W pobliżu miejscowości Strzeszów (pow. trzebnicki) 49-mężczyzna podczas wykonywania prac na polu został porażony piorunem. Na szczęście udało się go uratować dzięki bardzo szybkiej pomocy udzielonej przez policjantów.
Do zdarzenia doszło 28 czerwca 2020 roku około godziny 17:20. Mężczyznę wykonującego prace na polu truskawek poraził piorun. Poszkodowany stracił przytomność i nie dawał oznak życia.

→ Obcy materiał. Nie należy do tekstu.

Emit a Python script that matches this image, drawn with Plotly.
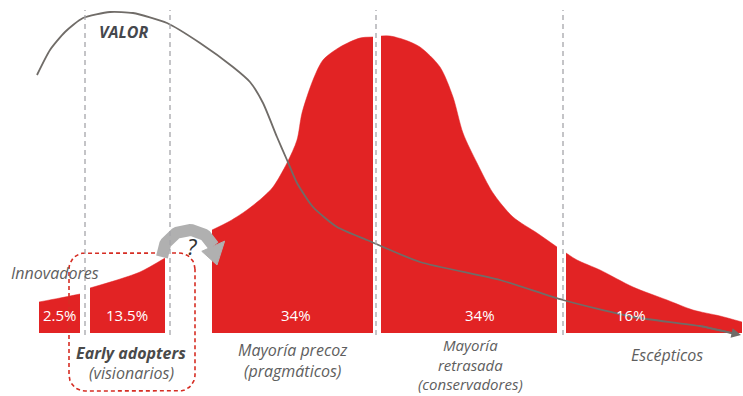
import numpy as np
import plotly.graph_objects as go

# --- Adoption curve: segments (x position, height above baseline) ---
seg_names = ["Innovadores", "Early adopters", "Mayoría precoz", "Mayoría retrasada", "Escépticos"]
seg_share = ["2.5%", "13.5%", "34%", "34%", "16%"]
seg_x = [
    [39, 60, 80],
    [90, 117, 140, 165],
    [212, 230, 247, 262, 273, 287, 297, 302, 313, 323, 340, 360, 373],
    [381, 390, 405, 420, 440, 453, 463, 477, 493, 513, 537, 557],
    [566, 577, 600, 633, 667, 693, 720, 742],
]
seg_h = [
    [31, 35, 39],
    [45, 53, 61, 75],
    [103, 112, 123, 135, 146, 170, 193, 220, 253, 273, 286, 295, 296],
    [297, 297, 293, 286, 266, 236, 200, 170, 140, 116, 100, 86],
    [80, 73, 63, 46, 33, 23, 17, 11],
]
share_label_x = [60, 127, 296, 480, 631]
share_label_y = 18

# --- "VALOR" curve ---
valor_x = [37, 50, 65, 83, 110, 133, 167, 200, 233, 250, 263, 277, 287, 297, 313, 337, 367, 420, 500, 563, 633, 700]
valor_y = [258, 283, 301, 315, 321, 320, 310, 290, 266, 251, 230, 196, 173, 150, 126, 106, 93, 71, 53, 33, 16, 7]
valor_end = (741, -2)

# --- Segment boundaries (dashed guides) ---
guide_x = [85, 170, 376, 563]

RED = "rgb(226,35,36)"
GREY_TXT = "#5e5e5e"
FONT = "Open Sans"

fig = go.Figure()

for xs, hs in zip(seg_x, seg_h):
    fig.add_trace(go.Scatter(
        x=xs, y=hs, mode="lines", fill="tozeroy",
        line=dict(color=RED, width=0.5, shape="spline", smoothing=0.8),
        fillcolor=RED, hoverinfo="skip", showlegend=False,
    ))

# Dashed rounded box around the early adopters
bx0, bx1, by0, by1, r = 69, 195, -58, 80, 16
t = np.linspace(0, np.pi / 2, 10)
corners = [
    (bx1 - r, by1 - r, 0.0),
    (bx0 + r, by1 - r, np.pi / 2),
    (bx0 + r, by0 + r, np.pi),
    (bx1 - r, by0 + r, 1.5 * np.pi),
]
px, py = [], []
for cx, cy, a0 in corners:
    aa = a0 + t
    px.extend(cx + r * np.cos(aa))
    py.extend(cy + r * np.sin(aa))
px.append(px[0]); py.append(py[0])
fig.add_trace(go.Scatter(
    x=px, y=py, mode="lines",
    line=dict(color="rgb(214,45,35)", width=1.6, dash="4px,3px"),
    hoverinfo="skip", showlegend=False,
))

# Curved grey arrow over the chasm
acx, acy, ar = 189, 76, 27
ang = np.linspace(np.pi, np.radians(24), 40)
ARC = "rgb(176,176,176)"
fig.add_trace(go.Scatter(
    x=acx + ar * np.cos(ang), y=acy + ar * np.sin(ang), mode="lines",
    line=dict(color=ARC, width=12),
    hoverinfo="skip", showlegend=False,
))
a_b = np.radians(24)
head_x = [acx + 39 * np.cos(a_b), acx + 14 * np.cos(a_b), 217, acx + 39 * np.cos(a_b)]
head_y = [acy + 39 * np.sin(a_b), acy + 14 * np.sin(a_b), 68, acy + 39 * np.sin(a_b)]
fig.add_trace(go.Scatter(
    x=head_x, y=head_y, mode="lines", fill="toself",
    fillcolor=ARC, line=dict(color=ARC, width=1),
    hoverinfo="skip", showlegend=False,
))

# VALOR line
fig.add_trace(go.Scatter(
    x=valor_x + [valor_end[0] - 4], y=valor_y + [valor_end[1] + 0.5], mode="lines",
    line=dict(color="rgb(112,108,104)", width=1.8, shape="spline", smoothing=0.6),
    hoverinfo="skip", showlegend=False,
))
fig.add_annotation(
    x=valor_end[0], y=valor_end[1], ax=valor_x[-1], ay=valor_y[-1],
    xref="x", yref="y", axref="x", ayref="y", text="", showarrow=True,
    arrowhead=2, arrowsize=1.2, arrowwidth=1.6, arrowcolor="rgb(112,108,104)",
)

for gx in guide_x:
    fig.add_shape(type="line", x0=gx, x1=gx, y0=-2, y1=323, layer="above",
                  line=dict(color="rgb(165,165,170)", width=1.3, dash="5px,4px"))

# Percent labels
for lx, lab in zip(share_label_x, seg_share):
    fig.add_annotation(x=lx, y=share_label_y, text=lab, showarrow=False,
                       font=dict(family=FONT, size=15, color="white"))

# Text labels
def label(x, y, text, size=16, color=GREY_TXT, weight="normal", yanchor="middle"):
    fig.add_annotation(x=x, y=y, text=text, showarrow=False, xanchor="center", yanchor=yanchor,
                       font=dict(family=FONT, size=size, color=color, style="italic", weight=weight))

label(123, 301, "VALOR", size=16, color="#45474d", weight="bold")
label(55, 60, "Innovadores")
label(131, -20, "Early adopters", size=16, color="#4a4a4a", weight="bold")
label(131, -40, "(visionarios)")
label(293, -27, "Mayoría precoz<br>(pragmáticos)")
label(470, -63, "Mayoría<br>retrasada<br>(conservadores)", size=15, yanchor="bottom")
label(667, -22, "Escépticos")
label(192, 87, "?", size=22, color="#333333", weight="normal")

fig.update_layout(
    width=743, height=396,
    margin=dict(l=0, r=0, t=0, b=0),
    paper_bgcolor="white", plot_bgcolor="white",
    xaxis=dict(range=[0, 743], visible=False, fixedrange=True),
    yaxis=dict(range=[-63, 333], visible=False, fixedrange=True),
    showlegend=False,
)

fig.write_html("out.html")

Policjanci zdając sobie sprawę, jak ważny jest czas w przypadku tej interwencji, niezwłocznie przemieścili się na miejsce zgłoszenia. Niestety w związku z charakterystyką terenu i niesprzyjającymi warunkami atmosferycznymi, dotarcie do rażonego piorunem mężczyzny było bardzo utrudnione. Ostatnie 500 metrów mundurowi pokonali biegiem, ponieważ radiowóz nie był w stanie poradzić sobie z grząskim podłożem.
Po dotarciu do poszkodowanego funkcjonariusze przystąpili do akcji ratunkowej. 49-latek leżał na ziemi nieprzytomny, bez wyczuwalnych funkcji życiowych, a na jego klatce piersiowej oraz kończynach dolnych widoczne były ślady poparzeń. Policjanci wraz z jednym ze świadków rozpoczęli resuscytację krążeniowo-oddechową.
Mężczyźnie na szczęście udało się przywrócić oddech i krążenie. W międzyczasie na miejscu pojawili się strażacy i ratownicy medyczni, którym poszkodowany został przekazany pod opiekę.
Policja apeluje o rozwagę. Niestety, aura nadal jest burzowa.